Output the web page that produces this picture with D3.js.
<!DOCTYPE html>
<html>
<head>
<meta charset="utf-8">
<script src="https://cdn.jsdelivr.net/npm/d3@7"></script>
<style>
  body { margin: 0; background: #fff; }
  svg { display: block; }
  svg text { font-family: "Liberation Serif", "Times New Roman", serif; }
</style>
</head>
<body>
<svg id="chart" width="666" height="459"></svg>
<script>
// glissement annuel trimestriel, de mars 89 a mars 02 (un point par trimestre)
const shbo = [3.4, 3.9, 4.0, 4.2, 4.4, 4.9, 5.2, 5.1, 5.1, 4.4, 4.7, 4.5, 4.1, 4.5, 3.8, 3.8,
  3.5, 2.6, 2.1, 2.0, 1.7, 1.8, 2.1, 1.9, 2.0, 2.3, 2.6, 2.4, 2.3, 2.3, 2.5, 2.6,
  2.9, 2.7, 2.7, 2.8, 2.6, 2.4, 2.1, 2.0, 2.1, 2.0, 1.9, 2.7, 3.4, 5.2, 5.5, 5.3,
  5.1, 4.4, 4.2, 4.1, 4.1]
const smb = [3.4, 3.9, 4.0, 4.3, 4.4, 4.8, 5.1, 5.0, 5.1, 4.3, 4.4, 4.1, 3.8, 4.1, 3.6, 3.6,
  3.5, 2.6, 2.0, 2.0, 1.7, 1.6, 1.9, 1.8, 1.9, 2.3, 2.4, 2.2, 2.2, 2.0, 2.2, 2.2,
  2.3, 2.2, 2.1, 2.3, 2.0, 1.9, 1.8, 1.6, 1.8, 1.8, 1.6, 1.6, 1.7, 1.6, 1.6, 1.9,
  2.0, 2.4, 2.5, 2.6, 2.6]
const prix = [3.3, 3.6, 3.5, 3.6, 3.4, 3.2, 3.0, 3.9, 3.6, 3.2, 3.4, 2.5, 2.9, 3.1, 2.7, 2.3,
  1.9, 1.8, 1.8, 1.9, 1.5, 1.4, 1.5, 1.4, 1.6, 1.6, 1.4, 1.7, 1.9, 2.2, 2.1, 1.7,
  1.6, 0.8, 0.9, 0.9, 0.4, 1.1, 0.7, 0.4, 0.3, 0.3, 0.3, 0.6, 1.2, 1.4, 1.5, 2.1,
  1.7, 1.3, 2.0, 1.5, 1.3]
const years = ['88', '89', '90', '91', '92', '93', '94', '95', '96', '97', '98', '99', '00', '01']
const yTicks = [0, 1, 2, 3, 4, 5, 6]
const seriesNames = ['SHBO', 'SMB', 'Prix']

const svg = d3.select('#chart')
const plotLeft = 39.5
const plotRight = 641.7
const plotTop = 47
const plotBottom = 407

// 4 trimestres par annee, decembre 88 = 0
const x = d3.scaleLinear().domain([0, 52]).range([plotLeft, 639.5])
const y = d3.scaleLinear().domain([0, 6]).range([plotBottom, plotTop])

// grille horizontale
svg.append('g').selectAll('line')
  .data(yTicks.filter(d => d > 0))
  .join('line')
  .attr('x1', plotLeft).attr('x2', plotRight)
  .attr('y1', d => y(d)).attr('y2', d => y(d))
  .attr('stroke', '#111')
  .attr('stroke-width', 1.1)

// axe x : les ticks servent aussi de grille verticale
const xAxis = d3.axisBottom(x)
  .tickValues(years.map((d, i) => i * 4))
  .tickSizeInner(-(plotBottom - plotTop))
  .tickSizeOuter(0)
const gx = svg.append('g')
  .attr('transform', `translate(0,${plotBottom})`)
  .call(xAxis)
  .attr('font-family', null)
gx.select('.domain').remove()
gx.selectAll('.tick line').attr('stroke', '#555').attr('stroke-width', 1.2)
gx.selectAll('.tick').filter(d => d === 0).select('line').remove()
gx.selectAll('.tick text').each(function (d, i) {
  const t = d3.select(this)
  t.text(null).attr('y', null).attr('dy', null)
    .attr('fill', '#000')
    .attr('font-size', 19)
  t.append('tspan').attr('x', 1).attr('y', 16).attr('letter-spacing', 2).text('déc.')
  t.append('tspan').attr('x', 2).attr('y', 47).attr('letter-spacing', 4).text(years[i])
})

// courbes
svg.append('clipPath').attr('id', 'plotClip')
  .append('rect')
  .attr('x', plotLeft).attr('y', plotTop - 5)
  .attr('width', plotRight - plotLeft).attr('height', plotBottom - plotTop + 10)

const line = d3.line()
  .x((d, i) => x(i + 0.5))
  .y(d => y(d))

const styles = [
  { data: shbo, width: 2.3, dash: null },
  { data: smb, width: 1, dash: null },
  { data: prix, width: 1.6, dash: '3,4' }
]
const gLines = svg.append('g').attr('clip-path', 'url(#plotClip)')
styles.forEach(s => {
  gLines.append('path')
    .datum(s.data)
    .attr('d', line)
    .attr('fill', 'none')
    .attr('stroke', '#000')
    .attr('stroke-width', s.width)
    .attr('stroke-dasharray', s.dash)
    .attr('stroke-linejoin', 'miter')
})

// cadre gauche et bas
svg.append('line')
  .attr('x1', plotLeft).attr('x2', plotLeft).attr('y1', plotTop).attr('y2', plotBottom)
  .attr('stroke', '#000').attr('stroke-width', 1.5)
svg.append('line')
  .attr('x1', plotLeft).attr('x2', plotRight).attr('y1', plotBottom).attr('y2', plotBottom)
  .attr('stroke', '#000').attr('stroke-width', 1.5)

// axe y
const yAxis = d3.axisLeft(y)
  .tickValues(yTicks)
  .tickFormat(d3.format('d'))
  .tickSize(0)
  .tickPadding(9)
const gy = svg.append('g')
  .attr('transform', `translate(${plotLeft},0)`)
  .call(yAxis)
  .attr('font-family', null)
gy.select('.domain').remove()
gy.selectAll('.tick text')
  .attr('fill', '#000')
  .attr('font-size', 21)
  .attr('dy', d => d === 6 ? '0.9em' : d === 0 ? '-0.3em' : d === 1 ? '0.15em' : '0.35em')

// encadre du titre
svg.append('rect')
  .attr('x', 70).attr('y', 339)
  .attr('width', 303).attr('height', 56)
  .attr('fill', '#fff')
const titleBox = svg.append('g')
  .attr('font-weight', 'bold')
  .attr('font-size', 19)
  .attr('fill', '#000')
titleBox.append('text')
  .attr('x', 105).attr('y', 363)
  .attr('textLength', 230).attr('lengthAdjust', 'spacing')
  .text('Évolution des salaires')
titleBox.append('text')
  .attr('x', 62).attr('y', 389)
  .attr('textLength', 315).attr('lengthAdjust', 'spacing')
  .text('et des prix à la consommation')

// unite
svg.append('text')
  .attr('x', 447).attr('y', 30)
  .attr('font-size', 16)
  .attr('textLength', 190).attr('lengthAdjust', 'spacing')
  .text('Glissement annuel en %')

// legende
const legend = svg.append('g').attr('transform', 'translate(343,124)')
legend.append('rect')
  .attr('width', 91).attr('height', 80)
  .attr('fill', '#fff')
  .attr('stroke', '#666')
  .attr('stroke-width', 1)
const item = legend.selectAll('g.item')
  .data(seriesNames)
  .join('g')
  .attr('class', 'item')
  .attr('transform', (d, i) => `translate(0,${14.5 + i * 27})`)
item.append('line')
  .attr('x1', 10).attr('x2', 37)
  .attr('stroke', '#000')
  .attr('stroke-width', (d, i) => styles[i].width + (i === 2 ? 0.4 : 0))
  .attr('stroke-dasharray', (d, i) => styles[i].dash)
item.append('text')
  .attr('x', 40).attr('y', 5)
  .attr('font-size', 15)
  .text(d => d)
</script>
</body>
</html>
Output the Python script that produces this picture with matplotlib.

What the exercise asks => The entries above should be repeated exactly, every one of them.

Output for this exercise =>
Output the web page that produces this picture with D3.js.
<!DOCTYPE html>
<html>
<head>
<meta charset="utf-8">
<script src="https://cdn.jsdelivr.net/npm/d3@7"></script>
<style>
  body { margin: 0; background: #fff; }
  svg { display: block; }
  svg text { font-family: "Liberation Serif", "Times New Roman", serif; }
</style>
</head>
<body>
<svg id="chart" width="666" height="459"></svg>
<script>
// glissement annuel trimestriel, de mars 89 a mars 02 (un point par trimestre)
const shbo = [3.4, 3.9, 4.0, 4.2, 4.4, 4.9, 5.2, 5.1, 5.1, 4.4, 4.7, 4.5, 4.1, 4.5, 3.8, 3.8,
  3.5, 2.6, 2.1, 2.0, 1.7, 1.8, 2.1, 1.9, 2.0, 2.3, 2.6, 2.4, 2.3, 2.3, 2.5, 2.6,
  2.9, 2.7, 2.7, 2.8, 2.6, 2.4, 2.1, 2.0, 2.1, 2.0, 1.9, 2.7, 3.4, 5.2, 5.5, 5.3,
  5.1, 4.4, 4.2, 4.1, 4.1]
const smb = [3.4, 3.9, 4.0, 4.3, 4.4, 4.8, 5.1, 5.0, 5.1, 4.3, 4.4, 4.1, 3.8, 4.1, 3.6, 3.6,
  3.5, 2.6, 2.0, 2.0, 1.7, 1.6, 1.9, 1.8, 1.9, 2.3, 2.4, 2.2, 2.2, 2.0, 2.2, 2.2,
  2.3, 2.2, 2.1, 2.3, 2.0, 1.9, 1.8, 1.6, 1.8, 1.8, 1.6, 1.6, 1.7, 1.6, 1.6, 1.9,
  2.0, 2.4, 2.5, 2.6, 2.6]
const prix = [3.3, 3.6, 3.5, 3.6, 3.4, 3.2, 3.0, 3.9, 3.6, 3.2, 3.4, 2.5, 2.9, 3.1, 2.7, 2.3,
  1.9, 1.8, 1.8, 1.9, 1.5, 1.4, 1.5, 1.4, 1.6, 1.6, 1.4, 1.7, 1.9, 2.2, 2.1, 1.7,
  1.6, 0.8, 0.9, 0.9, 0.4, 1.1, 0.7, 0.4, 0.3, 0.3, 0.3, 0.6, 1.2, 1.4, 1.5, 2.1,
  1.7, 1.3, 2.0, 1.5, 1.3]
const years = ['88', '89', '90', '91', '92', '93', '94', '95', '96', '97', '98', '99', '00', '01']
const yTicks = [0, 1, 2, 3, 4, 5, 6]
const seriesNames = ['SHBO', 'SMB', 'Prix']

const svg = d3.select('#chart')
const plotLeft = 39.5
const plotRight = 641.7
const plotTop = 47
const plotBottom = 407

// 4 trimestres par annee, decembre 88 = 0
const x = d3.scaleLinear().domain([0, 52]).range([plotLeft, 639.5])
const y = d3.scaleLinear().domain([0, 6]).range([plotBottom, plotTop])

// grille horizontale
svg.append('g').selectAll('line')
  .data(yTicks.filter(d => d > 0))
  .join('line')
  .attr('x1', plotLeft).attr('x2', plotRight)
  .attr('y1', d => y(d)).attr('y2', d => y(d))
  .attr('stroke', '#111')
  .attr('stroke-width', 1.1)

// axe x : les ticks servent aussi de grille verticale
const xAxis = d3.axisBottom(x)
  .tickValues(years.map((d, i) => i * 4))
  .tickSizeInner(-(plotBottom - plotTop))
  .tickSizeOuter(0)
const gx = svg.append('g')
  .attr('transform', `translate(0,${plotBottom})`)
  .call(xAxis)
  .attr('font-family', null)
gx.select('.domain').remove()
gx.selectAll('.tick line').attr('stroke', '#555').attr('stroke-width', 1.2)
gx.selectAll('.tick').filter(d => d === 0).select('line').remove()
gx.selectAll('.tick text').each(function (d, i) {
  const t = d3.select(this)
  t.text(null).attr('y', null).attr('dy', null)
    .attr('fill', '#000')
    .attr('font-size', 19)
  t.append('tspan').attr('x', 1).attr('y', 16).attr('letter-spacing', 2).text('déc.')
  t.append('tspan').attr('x', 2).attr('y', 47).attr('letter-spacing', 4).text(years[i])
})

// courbes
svg.append('clipPath').attr('id', 'plotClip')
  .append('rect')
  .attr('x', plotLeft).attr('y', plotTop - 5)
  .attr('width', plotRight - plotLeft).attr('height', plotBottom - plotTop + 10)

const line = d3.line()
  .x((d, i) => x(i + 0.5))
  .y(d => y(d))

const styles = [
  { data: shbo, width: 2.3, dash: null },
  { data: smb, width: 1, dash: null },
  { data: prix, width: 1.6, dash: '3,4' }
]
const gLines = svg.append('g').attr('clip-path', 'url(#plotClip)')
styles.forEach(s => {
  gLines.append('path')
    .datum(s.data)
    .attr('d', line)
    .attr('fill', 'none')
    .attr('stroke', '#000')
    .attr('stroke-width', s.width)
    .attr('stroke-dasharray', s.dash)
    .attr('stroke-linejoin', 'miter')
})

// cadre gauche et bas
svg.append('line')
  .attr('x1', plotLeft).attr('x2', plotLeft).attr('y1', plotTop).attr('y2', plotBottom)
  .attr('stroke', '#000').attr('stroke-width', 1.5)
svg.append('line')
  .attr('x1', plotLeft).attr('x2', plotRight).attr('y1', plotBottom).attr('y2', plotBottom)
  .attr('stroke', '#000').attr('stroke-width', 1.5)

// axe y
const yAxis = d3.axisLeft(y)
  .tickValues(yTicks)
  .tickFormat(d3.format('d'))
  .tickSize(0)
  .tickPadding(9)
const gy = svg.append('g')
  .attr('transform', `translate(${plotLeft},0)`)
  .call(yAxis)
  .attr('font-family', null)
gy.select('.domain').remove()
gy.selectAll('.tick text')
  .attr('fill', '#000')
  .attr('font-size', 21)
  .attr('dy', d => d === 6 ? '0.9em' : d === 0 ? '-0.3em' : d === 1 ? '0.15em' : '0.35em')

// encadre du titre
svg.append('rect')
  .attr('x', 70).attr('y', 339)
  .attr('width', 303).attr('height', 56)
  .attr('fill', '#fff')
const titleBox = svg.append('g')
  .attr('font-weight', 'bold')
  .attr('font-size', 19)
  .attr('fill', '#000')
titleBox.append('text')
  .attr('x', 105).attr('y', 363)
  .attr('textLength', 230).attr('lengthAdjust', 'spacing')
  .text('Évolution des salaires')
titleBox.append('text')
  .attr('x', 62).attr('y', 389)
  .attr('textLength', 315).attr('lengthAdjust', 'spacing')
  .text('et des prix à la consommation')

// unite
svg.append('text')
  .attr('x', 447).attr('y', 30)
  .attr('font-size', 16)
  .attr('textLength', 190).attr('lengthAdjust', 'spacing')
  .text('Glissement annuel en %')

// legende
const legend = svg.append('g').attr('transform', 'translate(343,124)')
legend.append('rect')
  .attr('width', 91).attr('height', 80)
  .attr('fill', '#fff')
  .attr('stroke', '#666')
  .attr('stroke-width', 1)
const item = legend.selectAll('g.item')
  .data(seriesNames)
  .join('g')
  .attr('class', 'item')
  .attr('transform', (d, i) => `translate(0,${14.5 + i * 27})`)
item.append('line')
  .attr('x1', 10).attr('x2', 37)
  .attr('stroke', '#000')
  .attr('stroke-width', (d, i) => styles[i].width + (i === 2 ? 0.4 : 0))
  .attr('stroke-dasharray', (d, i) => styles[i].dash)
item.append('text')
  .attr('x', 40).attr('y', 5)
  .attr('font-size', 15)
  .text(d => d)
</script>
</body>
</html>
Output the Python script that produces this picture with matplotlib.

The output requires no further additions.